__Work to do__.
Omit all pictures. Copy the rest of the material exactly.

-------- Source material --------

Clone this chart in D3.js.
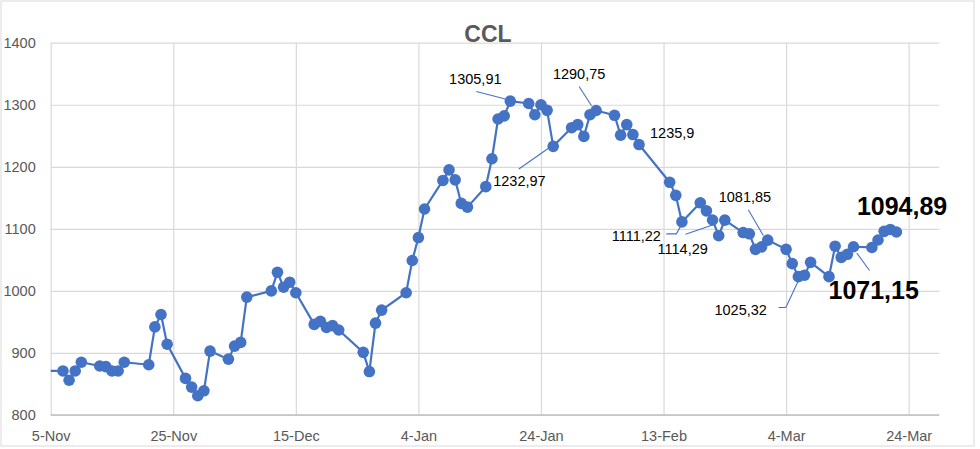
<!DOCTYPE html>
<html><head><meta charset="utf-8">
<script src="https://cdn.jsdelivr.net/npm/d3@7"></script>
<style>html,body{margin:0;padding:0;background:#fff}svg{display:block}</style>
</head><body><svg id="c" width="980" height="449"></svg>
<script>
const dates = ["2023-11-03","2023-11-07","2023-11-08","2023-11-09","2023-11-10","2023-11-13","2023-11-14","2023-11-15","2023-11-16","2023-11-17","2023-11-21","2023-11-22","2023-11-23","2023-11-24","2023-11-27","2023-11-28","2023-11-29","2023-11-30","2023-12-01","2023-12-04","2023-12-05","2023-12-06","2023-12-07","2023-12-11","2023-12-12","2023-12-13","2023-12-14","2023-12-15","2023-12-18","2023-12-19","2023-12-20","2023-12-21","2023-12-22","2023-12-26","2023-12-27","2023-12-28","2023-12-29","2024-01-02","2024-01-03","2024-01-04","2024-01-05","2024-01-08","2024-01-09","2024-01-10","2024-01-11","2024-01-12","2024-01-15","2024-01-16","2024-01-17","2024-01-18","2024-01-19","2024-01-22","2024-01-23","2024-01-24","2024-01-25","2024-01-26","2024-01-29","2024-01-30","2024-01-31","2024-02-01","2024-02-02","2024-02-05","2024-02-06","2024-02-07","2024-02-08","2024-02-09","2024-02-14","2024-02-15","2024-02-16","2024-02-19","2024-02-20","2024-02-21","2024-02-22","2024-02-23","2024-02-26","2024-02-27","2024-02-28","2024-02-29","2024-03-01","2024-03-04","2024-03-05","2024-03-06","2024-03-07","2024-03-08","2024-03-11","2024-03-12","2024-03-13","2024-03-14","2024-03-15","2024-03-18","2024-03-19","2024-03-20","2024-03-21","2024-03-22"];
const ccl = [871,871,856,871,885,879,878,871,871,885,881,942,962,914,859,845,831,839,903,890,911,917,990,1000,1030,1006,1014,997,946,951,941,944,937,901,870,948,969,997,1049,1086,1132,1178,1195,1179,1141,1135,1168,1213,1277,1282,1305.91,1302,1284,1300,1291,1232.97,1263,1268,1249,1284,1290.75,1283,1251,1268,1252,1235.9,1175,1154,1111.22,1142,1129,1114.29,1089,1114,1094,1092,1067,1071,1081.85,1067,1044,1023,1025.32,1046,1023,1072,1054,1059,1071.15,1070,1082,1096,1099,1094.89];
const yTicks = [800,900,1000,1100,1200,1300,1400];
const xTickDates = ["2023-11-05","2023-11-25","2023-12-15","2024-01-04","2024-01-24","2024-02-13","2024-03-04","2024-03-24"];
const xTickLabels = ["5-Nov","25-Nov","15-Dec","4-Jan","24-Jan","13-Feb","4-Mar","24-Mar"];
const labelDates = ["2024-01-19","2024-02-02","2024-01-26","2024-02-09","2024-02-16","2024-02-21","2024-03-01","2024-03-07","2024-03-15","2024-03-22"];
const labelTexts = ["1305,91","1290,75","1232,97","1235,9","1111,22","1114,29","1081,85","1025,32","1071,15","1094,89"];
const title = "CCL";

// layout (label placement relative to the point; leader polylines relative to the point)
const labelLayout = [
  {dx:-35, dy:-17, anchor:"middle", bold:false, leader:[[-34,-9.6],[-5,-2]]},
  {dx:-17, dy:-31, anchor:"middle", bold:false, leader:[[-17,-24],[-4.6,-4.7]]},
  {dx:-60, dy:40, anchor:"start", bold:false, leader:[[-34.4,22.6],[-4.4,1.6]]},
  {dx:11, dy:-7, anchor:"start", bold:false, leader:null},
  {dx:-21, dy:19, anchor:"end", bold:false, leader:[[-15.6,12],[-5.6,12],[-1.6,5]]},
  {dx:-55, dy:34, anchor:"start", bold:false, leader:[[-27,14.3],[0,5]]},
  {dx:-49, dy:-38, anchor:"start", bold:false, leader:[[-19.4,-30.4],[-4.4,-4.7]]},
  {dx:-90, dy:40, anchor:"start", bold:false, leader:[[-26,32.3],[-18.6,32.3],[-3.6,0]]},
  {dx:-25, dy:52, anchor:"start", bold:true, leader:[[16,23.7],[3.3,6.3]]},
  {dx:-39.5, dy:-17.5, anchor:"start", bold:true, leader:null}
];

const parse = d3.timeParse("%Y-%m-%d");
const data = dates.map((d,i)=>({date:parse(d), v:ccl[i]}));

const svg = d3.select("#c");
const L = 50.7, R = 939.3, T = 42.7, B = 415;
const x = d3.scaleTime().domain([parse("2023-11-05"), d3.timeDay.offset(parse("2024-03-24"), 5.08)]).range([L, R]);
const y = d3.scaleLinear().domain([800,1400]).range([B, T]);

// outer border
svg.append("rect").attr("x",1).attr("y",1).attr("width",973).attr("height",445)
  .attr("fill","#fff").attr("stroke","#d9d9d9").attr("stroke-width",1);

// title
svg.append("text").attr("x",488).attr("y",42).attr("text-anchor","middle")
  .attr("font-family","Liberation Sans, Arial, sans-serif").attr("font-weight","bold")
  .attr("font-size",23).attr("fill","#595959").text(title);

// horizontal grid
const yAxis = d3.axisLeft(y).tickValues(yTicks).tickSize(-(R-L)).tickFormat(d3.format("d"));
const gy = svg.append("g").attr("transform",`translate(${L},0)`).call(yAxis);
gy.select(".domain").remove();
gy.selectAll(".tick line").attr("stroke","#d9d9d9").attr("stroke-width",1.2);
gy.selectAll(".tick text").attr("x",-15).attr("fill","#595959")
  .attr("font-family","Liberation Sans, Arial, sans-serif").attr("font-size",14.5);

// vertical grid + x labels
const xTickVals = xTickDates.map(parse);
const xAxis = d3.axisBottom(x).tickValues(xTickVals).tickSize(-(B-T))
  .tickFormat((d,i)=>xTickLabels[i]);
const gx = svg.append("g").attr("transform",`translate(0,${B})`).call(xAxis);
gx.select(".domain").remove();
gx.selectAll(".tick line").attr("stroke","#d9d9d9").attr("stroke-width",1.2);
gx.selectAll(".tick text").attr("y",16).attr("fill","#595959")
  .attr("font-family","Liberation Sans, Arial, sans-serif").attr("font-size",14.5);

// bottom axis line
svg.append("line").attr("x1",L).attr("x2",R).attr("y1",B).attr("y2",B)
  .attr("stroke","#bfbfbf").attr("stroke-width",1.3);

// clip
svg.append("clipPath").attr("id","clip").append("rect")
  .attr("x",L).attr("y",0).attr("width",R-L+20).attr("height",449);
const g = svg.append("g").attr("clip-path","url(#clip)");

const line = d3.line().x(d=>x(d.date)).y(d=>y(d.v));
g.append("path").datum(data).attr("d",line).attr("fill","none")
  .attr("stroke","#4472C4").attr("stroke-width",2.2).attr("stroke-linejoin","round");
g.selectAll("circle").data(data).join("circle")
  .attr("cx",d=>x(d.date)).attr("cy",d=>y(d.v)).attr("r",5.8).attr("fill","#4472C4");

// data labels
const lg = svg.append("g");
labelDates.forEach((ds,i)=>{
  const dt = parse(ds);
  const idx = dates.indexOf(ds);
  const px = x(dt), py = y(ccl[idx]);
  const lay = labelLayout[i];
  if (lay.leader) {
    lg.append("path").attr("d", d3.line()(lay.leader.map(p=>[px+p[0], py+p[1]])))
      .attr("fill","none").attr("stroke","#4472C4").attr("stroke-width",1.1);
  }
  lg.append("text").attr("x",px+lay.dx).attr("y",py+lay.dy)
    .attr("text-anchor",lay.anchor)
    .attr("font-family","Liberation Sans, Arial, sans-serif")
    .attr("font-weight",lay.bold?"bold":"normal")
    .attr("font-size",lay.bold?25:14.5)
    .attr("fill","#000").text(labelTexts[i]);
});
</script></body></html>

--------

__Task response__.
Clone this chart in D3.js.
<!DOCTYPE html>
<html><head><meta charset="utf-8">
<script src="https://cdn.jsdelivr.net/npm/d3@7"></script>
<style>html,body{margin:0;padding:0;background:#fff}svg{display:block}</style>
</head><body><svg id="c" width="980" height="449"></svg>
<script>
const dates = ["2023-11-03","2023-11-07","2023-11-08","2023-11-09","2023-11-10","2023-11-13","2023-11-14","2023-11-15","2023-11-16","2023-11-17","2023-11-21","2023-11-22","2023-11-23","2023-11-24","2023-11-27","2023-11-28","2023-11-29","2023-11-30","2023-12-01","2023-12-04","2023-12-05","2023-12-06","2023-12-07","2023-12-11","2023-12-12","2023-12-13","2023-12-14","2023-12-15","2023-12-18","2023-12-19","2023-12-20","2023-12-21","2023-12-22","2023-12-26","2023-12-27","2023-12-28","2023-12-29","2024-01-02","2024-01-03","2024-01-04","2024-01-05","2024-01-08","2024-01-09","2024-01-10","2024-01-11","2024-01-12","2024-01-15","2024-01-16","2024-01-17","2024-01-18","2024-01-19","2024-01-22","2024-01-23","2024-01-24","2024-01-25","2024-01-26","2024-01-29","2024-01-30","2024-01-31","2024-02-01","2024-02-02","2024-02-05","2024-02-06","2024-02-07","2024-02-08","2024-02-09","2024-02-14","2024-02-15","2024-02-16","2024-02-19","2024-02-20","2024-02-21","2024-02-22","2024-02-23","2024-02-26","2024-02-27","2024-02-28","2024-02-29","2024-03-01","2024-03-04","2024-03-05","2024-03-06","2024-03-07","2024-03-08","2024-03-11","2024-03-12","2024-03-13","2024-03-14","2024-03-15","2024-03-18","2024-03-19","2024-03-20","2024-03-21","2024-03-22"];
const ccl = [871,871,856,871,885,879,878,871,871,885,881,942,962,914,859,845,831,839,903,890,911,917,990,1000,1030,1006,1014,997,946,951,941,944,937,901,870,948,969,997,1049,1086,1132,1178,1195,1179,1141,1135,1168,1213,1277,1282,1305.91,1302,1284,1300,1291,1232.97,1263,1268,1249,1284,1290.75,1283,1251,1268,1252,1235.9,1175,1154,1111.22,1142,1129,1114.29,1089,1114,1094,1092,1067,1071,1081.85,1067,1044,1023,1025.32,1046,1023,1072,1054,1059,1071.15,1070,1082,1096,1099,1094.89];
const yTicks = [800,900,1000,1100,1200,1300,1400];
const xTickDates = ["2023-11-05","2023-11-25","2023-12-15","2024-01-04","2024-01-24","2024-02-13","2024-03-04","2024-03-24"];
const xTickLabels = ["5-Nov","25-Nov","15-Dec","4-Jan","24-Jan","13-Feb","4-Mar","24-Mar"];
const labelDates = ["2024-01-19","2024-02-02","2024-01-26","2024-02-09","2024-02-16","2024-02-21","2024-03-01","2024-03-07","2024-03-15","2024-03-22"];
const labelTexts = ["1305,91","1290,75","1232,97","1235,9","1111,22","1114,29","1081,85","1025,32","1071,15","1094,89"];
const title = "CCL";

// layout (label placement relative to the point; leader polylines relative to the point)
const labelLayout = [
  {dx:-35, dy:-17, anchor:"middle", bold:false, leader:[[-34,-9.6],[-5,-2]]},
  {dx:-17, dy:-31, anchor:"middle", bold:false, leader:[[-17,-24],[-4.6,-4.7]]},
  {dx:-60, dy:40, anchor:"start", bold:false, leader:[[-34.4,22.6],[-4.4,1.6]]},
  {dx:11, dy:-7, anchor:"start", bold:false, leader:null},
  {dx:-21, dy:19, anchor:"end", bold:false, leader:[[-15.6,12],[-5.6,12],[-1.6,5]]},
  {dx:-55, dy:34, anchor:"start", bold:false, leader:[[-27,14.3],[0,5]]},
  {dx:-49, dy:-38, anchor:"start", bold:false, leader:[[-19.4,-30.4],[-4.4,-4.7]]},
  {dx:-90, dy:40, anchor:"start", bold:false, leader:[[-26,32.3],[-18.6,32.3],[-3.6,0]]},
  {dx:-25, dy:52, anchor:"start", bold:true, leader:[[16,23.7],[3.3,6.3]]},
  {dx:-39.5, dy:-17.5, anchor:"start", bold:true, leader:null}
];

const parse = d3.timeParse("%Y-%m-%d");
const data = dates.map((d,i)=>({date:parse(d), v:ccl[i]}));

const svg = d3.select("#c");
const L = 50.7, R = 939.3, T = 42.7, B = 415;
const x = d3.scaleTime().domain([parse("2023-11-05"), d3.timeDay.offset(parse("2024-03-24"), 5.08)]).range([L, R]);
const y = d3.scaleLinear().domain([800,1400]).range([B, T]);

// outer border
svg.append("rect").attr("x",1).attr("y",1).attr("width",973).attr("height",445)
  .attr("fill","#fff").attr("stroke","#d9d9d9").attr("stroke-width",1);

// title
svg.append("text").attr("x",488).attr("y",42).attr("text-anchor","middle")
  .attr("font-family","Liberation Sans, Arial, sans-serif").attr("font-weight","bold")
  .attr("font-size",23).attr("fill","#595959").text(title);

// horizontal grid
const yAxis = d3.axisLeft(y).tickValues(yTicks).tickSize(-(R-L)).tickFormat(d3.format("d"));
const gy = svg.append("g").attr("transform",`translate(${L},0)`).call(yAxis);
gy.select(".domain").remove();
gy.selectAll(".tick line").attr("stroke","#d9d9d9").attr("stroke-width",1.2);
gy.selectAll(".tick text").attr("x",-15).attr("fill","#595959")
  .attr("font-family","Liberation Sans, Arial, sans-serif").attr("font-size",14.5);

// vertical grid + x labels
const xTickVals = xTickDates.map(parse);
const xAxis = d3.axisBottom(x).tickValues(xTickVals).tickSize(-(B-T))
  .tickFormat((d,i)=>xTickLabels[i]);
const gx = svg.append("g").attr("transform",`translate(0,${B})`).call(xAxis);
gx.select(".domain").remove();
gx.selectAll(".tick line").attr("stroke","#d9d9d9").attr("stroke-width",1.2);
gx.selectAll(".tick text").attr("y",16).attr("fill","#595959")
  .attr("font-family","Liberation Sans, Arial, sans-serif").attr("font-size",14.5);

// bottom axis line
svg.append("line").attr("x1",L).attr("x2",R).attr("y1",B).attr("y2",B)
  .attr("stroke","#bfbfbf").attr("stroke-width",1.3);

// clip
svg.append("clipPath").attr("id","clip").append("rect")
  .attr("x",L).attr("y",0).attr("width",R-L+20).attr("height",449);
const g = svg.append("g").attr("clip-path","url(#clip)");

const line = d3.line().x(d=>x(d.date)).y(d=>y(d.v));
g.append("path").datum(data).attr("d",line).attr("fill","none")
  .attr("stroke","#4472C4").attr("stroke-width",2.2).attr("stroke-linejoin","round");
g.selectAll("circle").data(data).join("circle")
  .attr("cx",d=>x(d.date)).attr("cy",d=>y(d.v)).attr("r",5.8).attr("fill","#4472C4");

// data labels
const lg = svg.append("g");
labelDates.forEach((ds,i)=>{
  const dt = parse(ds);
  const idx = dates.indexOf(ds);
  const px = x(dt), py = y(ccl[idx]);
  const lay = labelLayout[i];
  if (lay.leader) {
    lg.append("path").attr("d", d3.line()(lay.leader.map(p=>[px+p[0], py+p[1]])))
      .attr("fill","none").attr("stroke","#4472C4").attr("stroke-width",1.1);
  }
  lg.append("text").attr("x",px+lay.dx).attr("y",py+lay.dy)
    .attr("text-anchor",lay.anchor)
    .attr("font-family","Liberation Sans, Arial, sans-serif")
    .attr("font-weight",lay.bold?"bold":"normal")
    .attr("font-size",lay.bold?25:14.5)
    .attr("fill","#000").text(labelTexts[i]);
});
</script></body></html>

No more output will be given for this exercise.